薬剤師として数年仕事をすれば、学生時代に描いた抽象的な理想を、現実的な目標に引き直す作業が必要です。具体性や実現可能性のない理想では、プロのキャリアビジョンとは呼べません。しかし、自分が目指すべき理想を見つけることができない場合もあります。そんな時は、ロールモデルを見つけることが有効な方法になります。ロールモデルは規範になる人のことで、自分もあの人のようになりたいと思える人を見つけるということです。
誰をロールモデルに選ぶのかは難しい問題ですが、立場が同じ人に限定して考える必要はありません。極端に言えば、薬剤の専門家としての理想ではなく社会人としての理想なら、薬剤師以外の人をロールモデルに選ぶことも可能です。
同業者から選んだ方が自分を重ねやすくなるので、見習いやすいというメリットはあります。一般的には、上司や先輩を選ぶことが多いですが、同期を選べば負けたくないという意識と重なって、強い刺激を受けながら見習うことができます。

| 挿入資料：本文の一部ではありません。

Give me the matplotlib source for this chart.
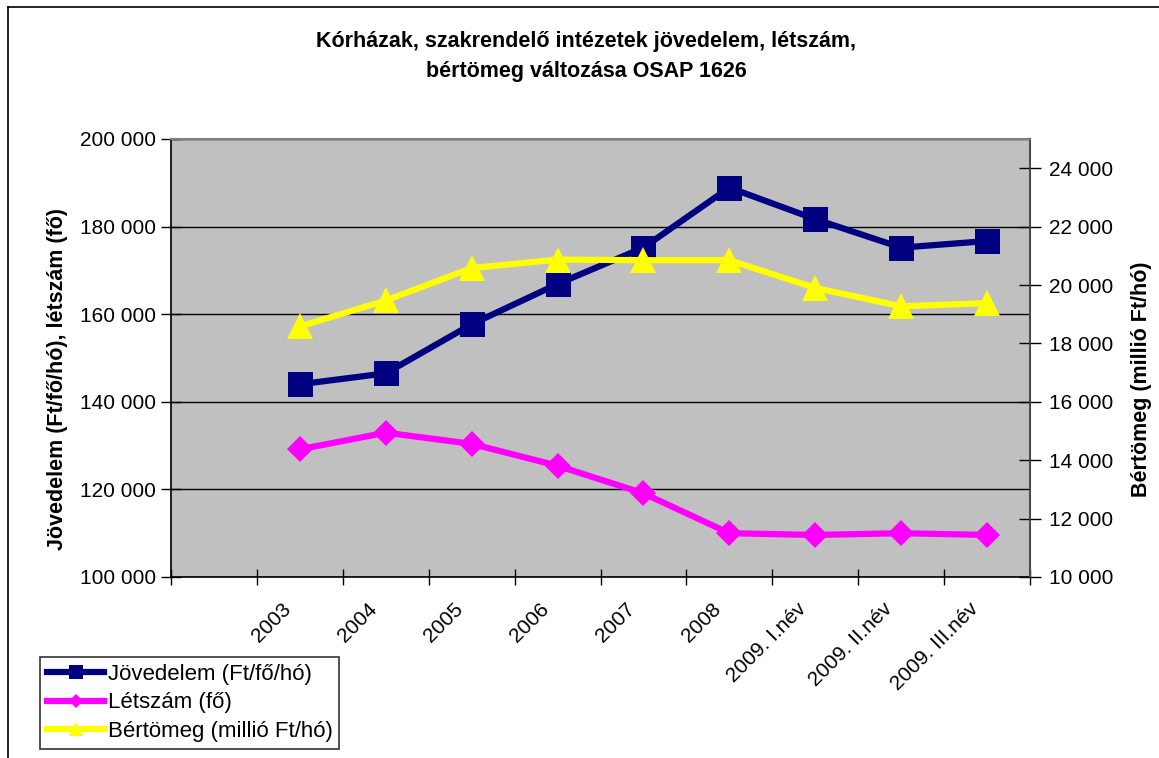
import numpy as np
import matplotlib
matplotlib.use('Agg')
import matplotlib.pyplot as plt
from matplotlib.ticker import FuncFormatter, FixedLocator
from matplotlib.lines import Line2D
import matplotlib.transforms as mtransforms

plt.rcParams['font.family'] = ['Liberation Sans', 'DejaVu Sans']

# Data
categories = ['2003', '2004', '2005', '2006', '2007', '2008',
              '2009. I.név', '2009. II.név', '2009. III.név']
jovedelem = [144000, 146500, 157700, 166900, 175200, 188900, 181700, 175200, 176700]
letszam = [129150, 132950, 130400, 125400, 119100, 110000, 109600, 110000, 109600]
bertomeg = [18580, 19470, 20580, 20870, 20850, 20850, 19900, 19270, 19380]

W, H = 1159, 758
fig = plt.figure(figsize=(W / 100, H / 100), dpi=100)
fig.patch.set_facecolor('white')

# Outer frame (only left and top edges visible)
fig.add_artist(Line2D([8 / W, 8 / W], [0, 1 - 7 / H], transform=fig.transFigure, color='black', lw=1.2))
fig.add_artist(Line2D([8 / W, 1], [1 - 7 / H, 1 - 7 / H], transform=fig.transFigure, color='black', lw=1.2))

left, right, bottom, top = 171 / W, 1030 / W, 1 - 577 / H, 1 - 139 / H
ax = fig.add_axes([left, bottom, right - left, top - bottom])
ax.set_facecolor('#C0C0C0')
ax2 = ax.twinx()

x = np.arange(len(categories))

fmt = FuncFormatter(lambda v, p: '{:,.0f}'.format(v).replace(',', ' '))

l1, = ax.plot(x, jovedelem, color='#000080', lw=4.5, marker='s', ms=18, mew=0,
              label='Jövedelem (Ft/fő/hó)', zorder=3)
l2, = ax.plot(x, letszam, color='#FF00FF', lw=4.5, marker='D', ms=13, mew=0,
              label='Létszám (fő)', zorder=3)
l3, = ax2.plot(x, bertomeg, color='#FFFF00', lw=4.5, marker='^', ms=19, mew=0,
               label='Bértömeg (millió Ft/hó)', zorder=3)

ax.set_ylim(100000, 200000)
ax.set_yticks(np.arange(100000, 200001, 20000))
ax.yaxis.set_major_formatter(fmt)
ax.yaxis.grid(True, color='black', lw=1)
ax.set_axisbelow(True)

ax2.set_ylim(10000, 25000)
ax2.set_yticks(np.arange(10000, 24001, 2000))
ax2.yaxis.set_major_formatter(fmt)

ax.set_xlim(-1.5, len(categories) - 0.5)
ax.xaxis.set_major_locator(FixedLocator(np.arange(-1.5, len(categories), 1.0)))
ax.set_xticklabels([])
ax.set_xticks(x, minor=True)
ax.set_xticklabels(categories, minor=True, rotation=45, ha='right', va='top')
ax.tick_params(axis='x', which='minor', length=0, pad=16, labelsize=15)
ax.tick_params(axis='x', which='major', direction='inout', length=12, width=1)
off = mtransforms.ScaledTranslation(-5 / 100, 0, fig.dpi_scale_trans)
for lab in ax.get_xticklabels(minor=True):
    lab.set_transform(lab.get_transform() + off)

ax.tick_params(axis='y', direction='inout', length=14, width=1, labelsize=15, pad=4)
ax2.tick_params(axis='y', direction='inout', length=16, width=1, labelsize=15, pad=6)

for s in ['left', 'bottom']:
    ax.spines[s].set_color('black')
    ax.spines[s].set_linewidth(1.2)
for s in ['top', 'right']:
    ax.spines[s].set_color('#808080')
    ax.spines[s].set_linewidth(1.5)
ax2.spines['right'].set_color('#404040')
ax2.spines['right'].set_linewidth(1.2)
ax2.spines['top'].set_color('#808080')
ax2.spines['left'].set_visible(False)
ax2.spines['bottom'].set_visible(False)

ax.set_ylabel('Jövedelem (Ft/fő/hó), létszám (fő)', fontsize=15.5, fontweight='bold')
ax.yaxis.set_label_coords(68 / W, 0.5, transform=fig.transFigure)
ax2.set_ylabel('Bértömeg (millió Ft/hó)', fontsize=15.5, fontweight='bold', rotation=90)
ax2.yaxis.set_label_coords(1131 / W, 0.5, transform=fig.transFigure)

fig.text(586 / W, 1 - 42 / H, 'Kórházak, szakrendelő intézetek jövedelem, létszám,',
         ha='center', va='center', fontsize=15.5, fontweight='bold')
fig.text(586 / W, 1 - 72 / H, 'bértömeg változása OSAP 1626',
         ha='center', va='center', fontsize=15.5, fontweight='bold')

leg = fig.legend([l1, l2, l3], [l1.get_label(), l2.get_label(), l3.get_label()],
                 loc='upper left', bbox_to_anchor=(40 / W, 1 - 657 / H),
                 bbox_transform=fig.transFigure, fontsize=16, markerscale=0.55,
                 handlelength=2.6, handletextpad=0.15, labelspacing=0.35,
                 borderpad=0.3, borderaxespad=0, fancybox=False, frameon=True)
leg.get_frame().set_edgecolor('black')
leg.get_frame().set_linewidth(1.2)

fig.savefig('out.png', dpi=100)
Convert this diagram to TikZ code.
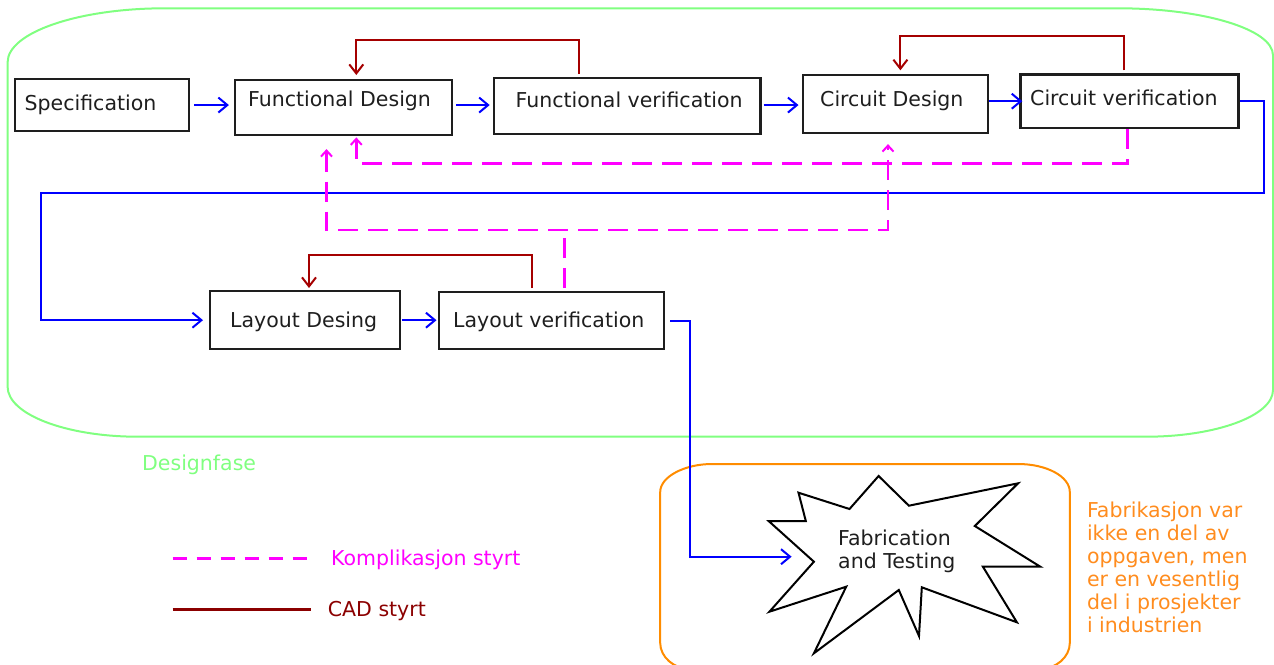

ロールモデルは、相手の立場にこだわる必要がないだけでなく、直接接点がある人から選ぶ必要もありません。一つ一つの業務への取り組み方や周囲の人との接し方など、具体的な面を参考にしたいなら周囲の人から選ぶべきですが、生き方に憧れを持っている人を選ぶのなら、直接の接点は不要です。
生き方に対する姿勢を見習うためのロールモデルなら、歴史上の人物でも構いません。
ロールモデルを一人に絞り込む必要はなく、複数の人を選んでも問題ありません。生き方を学ぶ相手には歴史上の人物を選んで、仕事に対する姿勢は有名な起業家を選ぶ。そして、具体的な業務は、薬剤師の先輩をロールモデルにするという具合です。
他にも接客に関するロールモデルや、ワークライフバランスを調整する際のロールモデルなどを選ぶこともできます。すべてにおいて、誰かに決めてもらうような人生になってしまうとネガティブに考える必要はありません。
何も考えない人生にするためではなく、迷って立ち止まる時間を減らすための選択です。自分本位になりがちな判断を、第三者の立場で判断してもらうことにもなります。決して簡単ではない第三者の視点で判断するという行為が、ロールモデルを持つことによって容易にできるようになります。